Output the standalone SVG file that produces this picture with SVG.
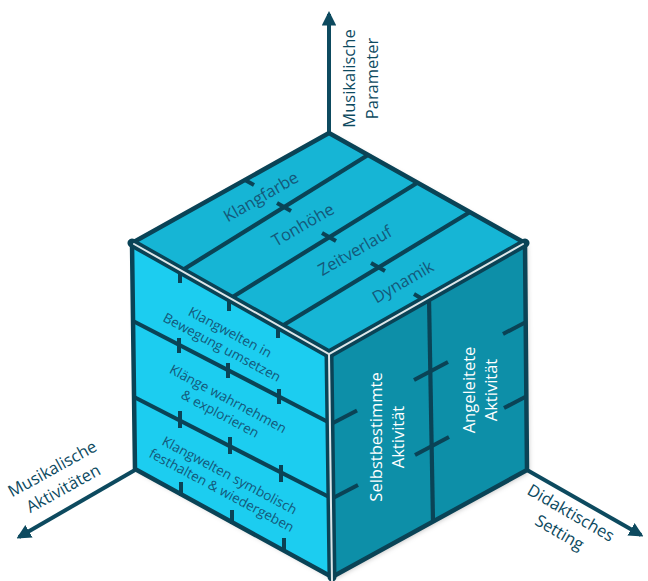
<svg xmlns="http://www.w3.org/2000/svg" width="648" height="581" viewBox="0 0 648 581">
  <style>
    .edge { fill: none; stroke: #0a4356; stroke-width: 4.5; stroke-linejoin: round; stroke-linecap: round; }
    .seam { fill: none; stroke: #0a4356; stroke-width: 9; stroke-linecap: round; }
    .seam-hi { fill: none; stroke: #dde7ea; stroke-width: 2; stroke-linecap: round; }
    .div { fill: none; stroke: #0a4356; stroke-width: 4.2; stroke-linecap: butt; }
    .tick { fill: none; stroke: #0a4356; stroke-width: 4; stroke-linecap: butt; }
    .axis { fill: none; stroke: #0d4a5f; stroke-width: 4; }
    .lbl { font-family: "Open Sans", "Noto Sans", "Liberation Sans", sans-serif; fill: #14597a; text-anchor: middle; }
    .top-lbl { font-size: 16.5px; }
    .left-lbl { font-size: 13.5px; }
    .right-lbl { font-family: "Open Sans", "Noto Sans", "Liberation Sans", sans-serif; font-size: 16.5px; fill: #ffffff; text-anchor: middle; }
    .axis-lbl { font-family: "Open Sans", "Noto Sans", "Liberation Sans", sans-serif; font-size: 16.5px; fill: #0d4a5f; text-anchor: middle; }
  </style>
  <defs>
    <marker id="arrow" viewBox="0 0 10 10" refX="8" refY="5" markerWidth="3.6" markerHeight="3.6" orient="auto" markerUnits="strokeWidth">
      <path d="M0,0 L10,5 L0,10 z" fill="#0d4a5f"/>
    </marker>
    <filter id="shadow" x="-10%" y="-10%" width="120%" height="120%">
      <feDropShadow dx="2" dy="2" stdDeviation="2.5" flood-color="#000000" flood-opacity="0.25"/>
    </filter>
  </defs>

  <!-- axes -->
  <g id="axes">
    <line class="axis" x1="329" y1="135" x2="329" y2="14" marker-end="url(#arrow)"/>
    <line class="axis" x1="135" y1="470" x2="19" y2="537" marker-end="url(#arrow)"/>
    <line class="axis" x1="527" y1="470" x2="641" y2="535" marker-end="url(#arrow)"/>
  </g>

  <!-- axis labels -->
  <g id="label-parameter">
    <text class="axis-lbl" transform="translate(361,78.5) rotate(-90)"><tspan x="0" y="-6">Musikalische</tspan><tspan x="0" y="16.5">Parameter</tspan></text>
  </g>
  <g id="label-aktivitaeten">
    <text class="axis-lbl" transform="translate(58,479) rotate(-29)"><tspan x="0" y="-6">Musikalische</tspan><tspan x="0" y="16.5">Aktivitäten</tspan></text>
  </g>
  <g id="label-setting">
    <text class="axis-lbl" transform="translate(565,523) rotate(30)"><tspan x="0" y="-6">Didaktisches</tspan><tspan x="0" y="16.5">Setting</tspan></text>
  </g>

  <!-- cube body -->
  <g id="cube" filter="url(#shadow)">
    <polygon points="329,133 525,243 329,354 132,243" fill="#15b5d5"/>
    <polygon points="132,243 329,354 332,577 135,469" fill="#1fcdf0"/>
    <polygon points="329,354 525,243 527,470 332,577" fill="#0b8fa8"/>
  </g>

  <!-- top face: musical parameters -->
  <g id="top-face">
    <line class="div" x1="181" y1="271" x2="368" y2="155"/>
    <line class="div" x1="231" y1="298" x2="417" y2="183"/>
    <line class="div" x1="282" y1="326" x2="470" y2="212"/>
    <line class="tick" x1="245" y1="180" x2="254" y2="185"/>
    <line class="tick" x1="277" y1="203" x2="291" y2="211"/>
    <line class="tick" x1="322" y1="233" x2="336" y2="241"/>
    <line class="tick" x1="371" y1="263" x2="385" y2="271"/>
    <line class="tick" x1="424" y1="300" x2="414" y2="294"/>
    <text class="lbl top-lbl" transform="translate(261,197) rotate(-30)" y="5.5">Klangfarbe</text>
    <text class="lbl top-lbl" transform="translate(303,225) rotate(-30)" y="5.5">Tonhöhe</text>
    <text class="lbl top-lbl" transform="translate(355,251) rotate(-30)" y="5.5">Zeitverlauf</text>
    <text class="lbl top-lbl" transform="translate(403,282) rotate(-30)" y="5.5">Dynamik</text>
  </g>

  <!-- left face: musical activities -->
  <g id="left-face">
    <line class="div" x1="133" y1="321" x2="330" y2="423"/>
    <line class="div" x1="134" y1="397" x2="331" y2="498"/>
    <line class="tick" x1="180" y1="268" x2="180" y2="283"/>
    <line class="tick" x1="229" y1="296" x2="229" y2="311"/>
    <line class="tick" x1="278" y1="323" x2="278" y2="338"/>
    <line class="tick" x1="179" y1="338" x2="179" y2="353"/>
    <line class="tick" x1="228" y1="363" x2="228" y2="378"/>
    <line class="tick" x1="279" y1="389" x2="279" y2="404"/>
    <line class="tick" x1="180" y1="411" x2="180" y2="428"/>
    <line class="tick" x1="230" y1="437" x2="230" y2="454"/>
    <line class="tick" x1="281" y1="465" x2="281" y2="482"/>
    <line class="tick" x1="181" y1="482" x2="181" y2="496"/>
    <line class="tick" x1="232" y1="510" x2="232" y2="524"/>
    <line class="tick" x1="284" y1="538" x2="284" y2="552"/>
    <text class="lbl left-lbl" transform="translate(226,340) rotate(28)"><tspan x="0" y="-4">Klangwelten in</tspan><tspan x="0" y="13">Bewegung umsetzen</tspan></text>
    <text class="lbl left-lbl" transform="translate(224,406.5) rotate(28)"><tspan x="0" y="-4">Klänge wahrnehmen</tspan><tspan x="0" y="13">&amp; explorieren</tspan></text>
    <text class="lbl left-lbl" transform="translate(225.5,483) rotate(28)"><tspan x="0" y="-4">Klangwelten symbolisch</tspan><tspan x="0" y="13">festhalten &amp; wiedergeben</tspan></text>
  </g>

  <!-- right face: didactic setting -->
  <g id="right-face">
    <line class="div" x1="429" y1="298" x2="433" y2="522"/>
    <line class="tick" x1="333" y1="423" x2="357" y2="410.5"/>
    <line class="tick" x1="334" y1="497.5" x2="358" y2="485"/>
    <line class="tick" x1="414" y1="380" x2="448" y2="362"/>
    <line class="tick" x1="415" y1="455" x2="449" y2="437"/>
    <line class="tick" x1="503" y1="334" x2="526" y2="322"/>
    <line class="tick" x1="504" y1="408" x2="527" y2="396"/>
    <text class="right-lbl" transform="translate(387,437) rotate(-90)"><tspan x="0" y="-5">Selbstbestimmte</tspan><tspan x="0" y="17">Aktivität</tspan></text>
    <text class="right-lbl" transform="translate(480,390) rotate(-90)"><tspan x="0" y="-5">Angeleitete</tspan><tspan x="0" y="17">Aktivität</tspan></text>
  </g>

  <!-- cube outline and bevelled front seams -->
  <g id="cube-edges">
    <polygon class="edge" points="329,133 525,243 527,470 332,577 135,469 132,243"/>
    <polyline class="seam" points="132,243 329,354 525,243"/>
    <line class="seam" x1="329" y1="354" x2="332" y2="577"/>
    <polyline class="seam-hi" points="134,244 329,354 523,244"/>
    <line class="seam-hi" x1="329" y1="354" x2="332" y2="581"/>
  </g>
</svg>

++++++++++++++++++++

Task goal:
Reproduce all of the data exactly; the pictures do not belong in the copy.

Reply to the exercise:
Output the standalone SVG file that produces this picture with SVG.
<svg xmlns="http://www.w3.org/2000/svg" width="648" height="581" viewBox="0 0 648 581">
  <style>
    .edge { fill: none; stroke: #0a4356; stroke-width: 4.5; stroke-linejoin: round; stroke-linecap: round; }
    .seam { fill: none; stroke: #0a4356; stroke-width: 9; stroke-linecap: round; }
    .seam-hi { fill: none; stroke: #dde7ea; stroke-width: 2; stroke-linecap: round; }
    .div { fill: none; stroke: #0a4356; stroke-width: 4.2; stroke-linecap: butt; }
    .tick { fill: none; stroke: #0a4356; stroke-width: 4; stroke-linecap: butt; }
    .axis { fill: none; stroke: #0d4a5f; stroke-width: 4; }
    .lbl { font-family: "Open Sans", "Noto Sans", "Liberation Sans", sans-serif; fill: #14597a; text-anchor: middle; }
    .top-lbl { font-size: 16.5px; }
    .left-lbl { font-size: 13.5px; }
    .right-lbl { font-family: "Open Sans", "Noto Sans", "Liberation Sans", sans-serif; font-size: 16.5px; fill: #ffffff; text-anchor: middle; }
    .axis-lbl { font-family: "Open Sans", "Noto Sans", "Liberation Sans", sans-serif; font-size: 16.5px; fill: #0d4a5f; text-anchor: middle; }
  </style>
  <defs>
    <marker id="arrow" viewBox="0 0 10 10" refX="8" refY="5" markerWidth="3.6" markerHeight="3.6" orient="auto" markerUnits="strokeWidth">
      <path d="M0,0 L10,5 L0,10 z" fill="#0d4a5f"/>
    </marker>
    <filter id="shadow" x="-10%" y="-10%" width="120%" height="120%">
      <feDropShadow dx="2" dy="2" stdDeviation="2.5" flood-color="#000000" flood-opacity="0.25"/>
    </filter>
  </defs>

  <!-- axes -->
  <g id="axes">
    <line class="axis" x1="329" y1="135" x2="329" y2="14" marker-end="url(#arrow)"/>
    <line class="axis" x1="135" y1="470" x2="19" y2="537" marker-end="url(#arrow)"/>
    <line class="axis" x1="527" y1="470" x2="641" y2="535" marker-end="url(#arrow)"/>
  </g>

  <!-- axis labels -->
  <g id="label-parameter">
    <text class="axis-lbl" transform="translate(361,78.5) rotate(-90)"><tspan x="0" y="-6">Musikalische</tspan><tspan x="0" y="16.5">Parameter</tspan></text>
  </g>
  <g id="label-aktivitaeten">
    <text class="axis-lbl" transform="translate(58,479) rotate(-29)"><tspan x="0" y="-6">Musikalische</tspan><tspan x="0" y="16.5">Aktivitäten</tspan></text>
  </g>
  <g id="label-setting">
    <text class="axis-lbl" transform="translate(565,523) rotate(30)"><tspan x="0" y="-6">Didaktisches</tspan><tspan x="0" y="16.5">Setting</tspan></text>
  </g>

  <!-- cube body -->
  <g id="cube" filter="url(#shadow)">
    <polygon points="329,133 525,243 329,354 132,243" fill="#15b5d5"/>
    <polygon points="132,243 329,354 332,577 135,469" fill="#1fcdf0"/>
    <polygon points="329,354 525,243 527,470 332,577" fill="#0b8fa8"/>
  </g>

  <!-- top face: musical parameters -->
  <g id="top-face">
    <line class="div" x1="181" y1="271" x2="368" y2="155"/>
    <line class="div" x1="231" y1="298" x2="417" y2="183"/>
    <line class="div" x1="282" y1="326" x2="470" y2="212"/>
    <line class="tick" x1="245" y1="180" x2="254" y2="185"/>
    <line class="tick" x1="277" y1="203" x2="291" y2="211"/>
    <line class="tick" x1="322" y1="233" x2="336" y2="241"/>
    <line class="tick" x1="371" y1="263" x2="385" y2="271"/>
    <line class="tick" x1="424" y1="300" x2="414" y2="294"/>
    <text class="lbl top-lbl" transform="translate(261,197) rotate(-30)" y="5.5">Klangfarbe</text>
    <text class="lbl top-lbl" transform="translate(303,225) rotate(-30)" y="5.5">Tonhöhe</text>
    <text class="lbl top-lbl" transform="translate(355,251) rotate(-30)" y="5.5">Zeitverlauf</text>
    <text class="lbl top-lbl" transform="translate(403,282) rotate(-30)" y="5.5">Dynamik</text>
  </g>

  <!-- left face: musical activities -->
  <g id="left-face">
    <line class="div" x1="133" y1="321" x2="330" y2="423"/>
    <line class="div" x1="134" y1="397" x2="331" y2="498"/>
    <line class="tick" x1="180" y1="268" x2="180" y2="283"/>
    <line class="tick" x1="229" y1="296" x2="229" y2="311"/>
    <line class="tick" x1="278" y1="323" x2="278" y2="338"/>
    <line class="tick" x1="179" y1="338" x2="179" y2="353"/>
    <line class="tick" x1="228" y1="363" x2="228" y2="378"/>
    <line class="tick" x1="279" y1="389" x2="279" y2="404"/>
    <line class="tick" x1="180" y1="411" x2="180" y2="428"/>
    <line class="tick" x1="230" y1="437" x2="230" y2="454"/>
    <line class="tick" x1="281" y1="465" x2="281" y2="482"/>
    <line class="tick" x1="181" y1="482" x2="181" y2="496"/>
    <line class="tick" x1="232" y1="510" x2="232" y2="524"/>
    <line class="tick" x1="284" y1="538" x2="284" y2="552"/>
    <text class="lbl left-lbl" transform="translate(226,340) rotate(28)"><tspan x="0" y="-4">Klangwelten in</tspan><tspan x="0" y="13">Bewegung umsetzen</tspan></text>
    <text class="lbl left-lbl" transform="translate(224,406.5) rotate(28)"><tspan x="0" y="-4">Klänge wahrnehmen</tspan><tspan x="0" y="13">&amp; explorieren</tspan></text>
    <text class="lbl left-lbl" transform="translate(225.5,483) rotate(28)"><tspan x="0" y="-4">Klangwelten symbolisch</tspan><tspan x="0" y="13">festhalten &amp; wiedergeben</tspan></text>
  </g>

  <!-- right face: didactic setting -->
  <g id="right-face">
    <line class="div" x1="429" y1="298" x2="433" y2="522"/>
    <line class="tick" x1="333" y1="423" x2="357" y2="410.5"/>
    <line class="tick" x1="334" y1="497.5" x2="358" y2="485"/>
    <line class="tick" x1="414" y1="380" x2="448" y2="362"/>
    <line class="tick" x1="415" y1="455" x2="449" y2="437"/>
    <line class="tick" x1="503" y1="334" x2="526" y2="322"/>
    <line class="tick" x1="504" y1="408" x2="527" y2="396"/>
    <text class="right-lbl" transform="translate(387,437) rotate(-90)"><tspan x="0" y="-5">Selbstbestimmte</tspan><tspan x="0" y="17">Aktivität</tspan></text>
    <text class="right-lbl" transform="translate(480,390) rotate(-90)"><tspan x="0" y="-5">Angeleitete</tspan><tspan x="0" y="17">Aktivität</tspan></text>
  </g>

  <!-- cube outline and bevelled front seams -->
  <g id="cube-edges">
    <polygon class="edge" points="329,133 525,243 527,470 332,577 135,469 132,243"/>
    <polyline class="seam" points="132,243 329,354 525,243"/>
    <line class="seam" x1="329" y1="354" x2="332" y2="577"/>
    <polyline class="seam-hi" points="134,244 329,354 523,244"/>
    <line class="seam-hi" x1="329" y1="354" x2="332" y2="581"/>
  </g>
</svg>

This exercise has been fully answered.